The Hastie family reunion, timed with the 100th birthday in mind, will be held Memorial Day at Frances Slocum State Park. It will be mainly a family and by-invitation event.


Bob Wolensky, the historian who collaborated with Hastie on a book, will be there because a family commitment precludes his attendance Tuesday.


Hastie’s daughter, Megan, said the celebration Tuesday is 5 to 8 p.m. at the VA Community Living Center pavilion. This occasion is for friends, neighbors, family and the community. In case of bad weather, the celebration will be moved to the recreation room on the CLC’s second floor.


“More important than anything will be the presence of family, friends, and neighbors,” Megan Hastie said.


Hastie loves to tell stories. Some are humorous and others are deadly serious, including his role in rescuing men from the Knox Mine.


He was born, second of six children, in West Pittston on May 28, 1919, son of Aaron and Sarah Tilley Hastie.


His mom was Welsh-American and his dad was Scottish-American.


Hastie was baptized at the Welsh Congregational Church in Pittston, but subsequently attended the First Presbyterian Church of Pittston, of which he remains a member. He lived his life in West Pittston, most of it residing in a modest home on Delaware Avenue.

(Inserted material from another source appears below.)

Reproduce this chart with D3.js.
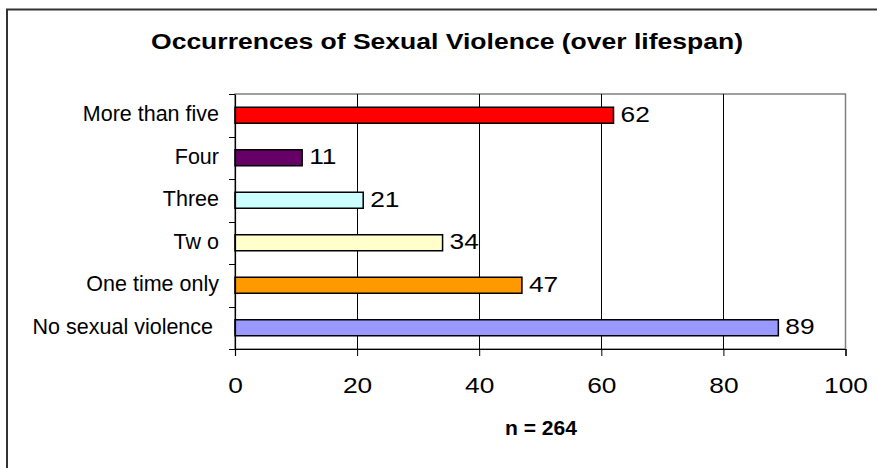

After graduating from West Pittston High School in 1936, where he participated in track and baseball, Hastie found it difficult to land a job in the Depression-era United States: He cut grass, picked apples and did a brief stint in a silk mill.

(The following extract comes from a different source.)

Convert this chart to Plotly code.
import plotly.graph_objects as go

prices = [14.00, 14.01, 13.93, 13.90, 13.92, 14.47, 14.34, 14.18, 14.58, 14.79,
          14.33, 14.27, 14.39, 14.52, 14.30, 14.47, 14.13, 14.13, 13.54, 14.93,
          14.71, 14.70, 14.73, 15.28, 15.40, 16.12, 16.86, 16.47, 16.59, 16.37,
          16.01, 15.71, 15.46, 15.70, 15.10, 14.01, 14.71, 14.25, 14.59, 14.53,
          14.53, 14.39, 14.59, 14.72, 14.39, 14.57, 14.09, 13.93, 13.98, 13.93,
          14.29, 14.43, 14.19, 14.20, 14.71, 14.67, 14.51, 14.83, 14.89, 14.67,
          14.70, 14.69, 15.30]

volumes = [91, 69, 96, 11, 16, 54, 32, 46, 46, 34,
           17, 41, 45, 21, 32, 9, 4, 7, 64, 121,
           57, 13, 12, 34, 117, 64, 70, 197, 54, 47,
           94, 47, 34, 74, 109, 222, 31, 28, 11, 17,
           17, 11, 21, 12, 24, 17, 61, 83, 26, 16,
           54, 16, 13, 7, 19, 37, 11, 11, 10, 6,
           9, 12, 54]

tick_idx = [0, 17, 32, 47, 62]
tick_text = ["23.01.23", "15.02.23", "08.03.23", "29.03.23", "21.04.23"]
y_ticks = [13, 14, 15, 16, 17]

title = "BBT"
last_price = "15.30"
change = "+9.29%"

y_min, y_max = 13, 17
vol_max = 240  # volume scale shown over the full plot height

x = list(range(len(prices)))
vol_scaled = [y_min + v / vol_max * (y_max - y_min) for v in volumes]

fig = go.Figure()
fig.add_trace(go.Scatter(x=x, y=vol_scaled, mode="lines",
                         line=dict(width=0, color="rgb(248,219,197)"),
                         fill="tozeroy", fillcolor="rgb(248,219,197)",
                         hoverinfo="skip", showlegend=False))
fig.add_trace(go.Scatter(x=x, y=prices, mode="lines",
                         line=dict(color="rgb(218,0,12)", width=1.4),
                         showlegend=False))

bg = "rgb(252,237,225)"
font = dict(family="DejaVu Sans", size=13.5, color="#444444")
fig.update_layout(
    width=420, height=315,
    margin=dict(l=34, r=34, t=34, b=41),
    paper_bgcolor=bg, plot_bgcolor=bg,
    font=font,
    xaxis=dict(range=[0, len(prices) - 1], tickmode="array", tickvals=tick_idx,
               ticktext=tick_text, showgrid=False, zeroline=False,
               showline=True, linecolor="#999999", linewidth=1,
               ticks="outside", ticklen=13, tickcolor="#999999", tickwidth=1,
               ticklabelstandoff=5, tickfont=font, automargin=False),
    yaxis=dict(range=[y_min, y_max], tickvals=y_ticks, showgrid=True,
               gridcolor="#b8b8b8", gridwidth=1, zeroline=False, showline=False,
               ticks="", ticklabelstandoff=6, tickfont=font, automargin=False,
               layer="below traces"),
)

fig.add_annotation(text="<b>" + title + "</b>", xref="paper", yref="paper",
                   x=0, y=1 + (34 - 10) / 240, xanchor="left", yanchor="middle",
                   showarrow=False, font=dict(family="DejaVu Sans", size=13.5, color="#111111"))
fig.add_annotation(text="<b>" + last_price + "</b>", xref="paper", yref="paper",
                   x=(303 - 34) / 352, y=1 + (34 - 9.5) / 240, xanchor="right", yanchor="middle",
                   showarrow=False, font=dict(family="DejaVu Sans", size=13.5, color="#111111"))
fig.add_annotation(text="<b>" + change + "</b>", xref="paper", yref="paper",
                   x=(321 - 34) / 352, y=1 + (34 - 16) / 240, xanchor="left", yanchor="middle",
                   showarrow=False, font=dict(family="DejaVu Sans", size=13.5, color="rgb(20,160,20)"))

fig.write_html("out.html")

Following service in World War II, Hastie took government-funded Green Thumb jobs, obtaining positions at WVIA public television station; the Children’s Museum in Forty Fort, where he was a guide and Wyoming Historical & Geological Society where he did an inventory of museums.


But it is the mining industry connection that is Hastie’s legacy. His father-in-law, Bill Groves, a mine superintendent at Knox, helped him get a job in the 1950s.

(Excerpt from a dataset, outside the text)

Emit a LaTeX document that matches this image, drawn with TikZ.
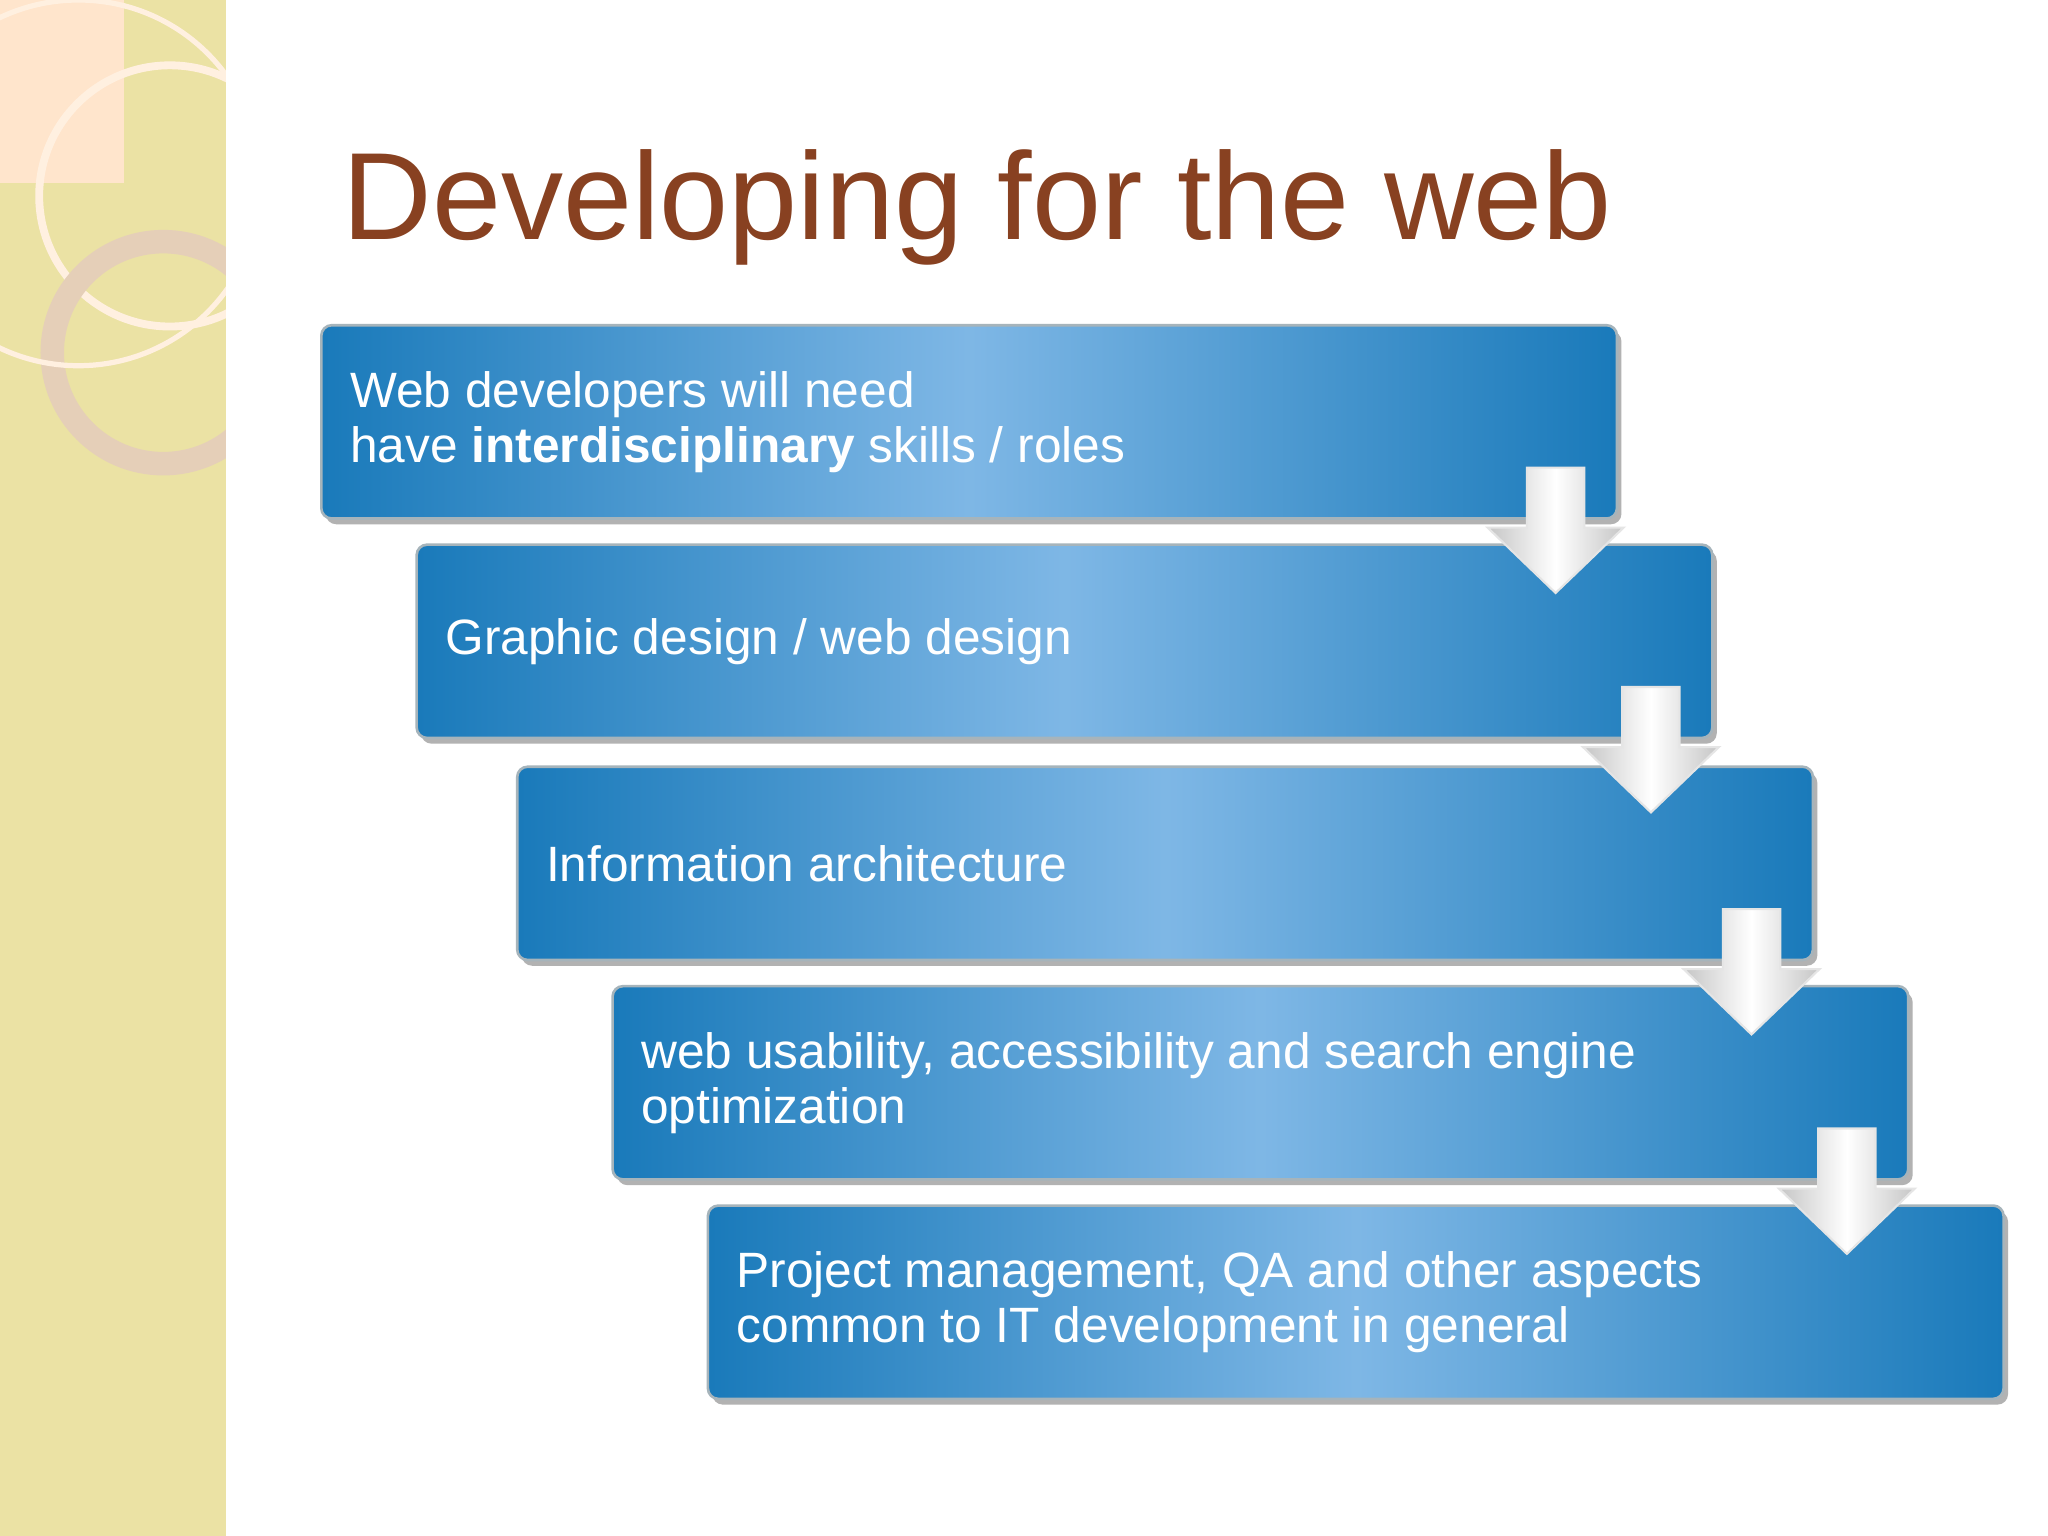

The Knox had operations on both sides of the Susquehanna River and Hastie “rode the rope” in guiding coal cars down the slope at the Schooley workings in Exeter. He then became a laborer, at $12 a day.


The Knox disaster site is on the east side of the river, at Port Griffith in Jenkins Twp. Knox Coal Company, founded in 1943, leased the Ewen Colliery workings from the Pennsylvania Coal Company.


On Jan. 22, 1959. Hastie was due to work the afternoon shift and he walked to work, only to meet his foreman who said, “Billy, we have trouble here.”


Knox had allowed mining to within 20 feet of the river bottom, Hastie said, and the swollen stream broke into the workings at 11:20 a.m. Twelve men died and three of those miners were at the coal face where Hastie would have been working had the accident happened later in the day.


Hastie helped rescue some of the 69 miners who escaped. He was on patrol on the railroad track running along the river. A miner in working clothes approached and he told Hastie that he had come out of the mine through the Eagle air shaft, a shaft that Hastie had never known of before that day.


Hastie and others dropped wire cables and ropes which the miners used to scale the air shaft. Others inside had been warned to flee before the onrushing water made escape impossible.


Hastie later worked in the manufacturing of truck bodies and for Conrail, the successor to the railroads that once hauled coal from the Wyoming Valley. He also served a term on West Pittston Borough Council. Hastie’s wife, the former Elizabeth Groves, died in 1996.


The anthracite mining connection has shaped his legacy.


In his 1990s, he co-authored Anthracite Labor Wars with Dr. Wolensky.

 

Hastie married Elizabeth (Betty Jane) Groves in 1950. Their four children include daughter Megan Hastie, Barrytown, New York; William Jr., Madison, Alabama; Trevor, West Pittston, and Christina Hastie, Wilkes-Barre.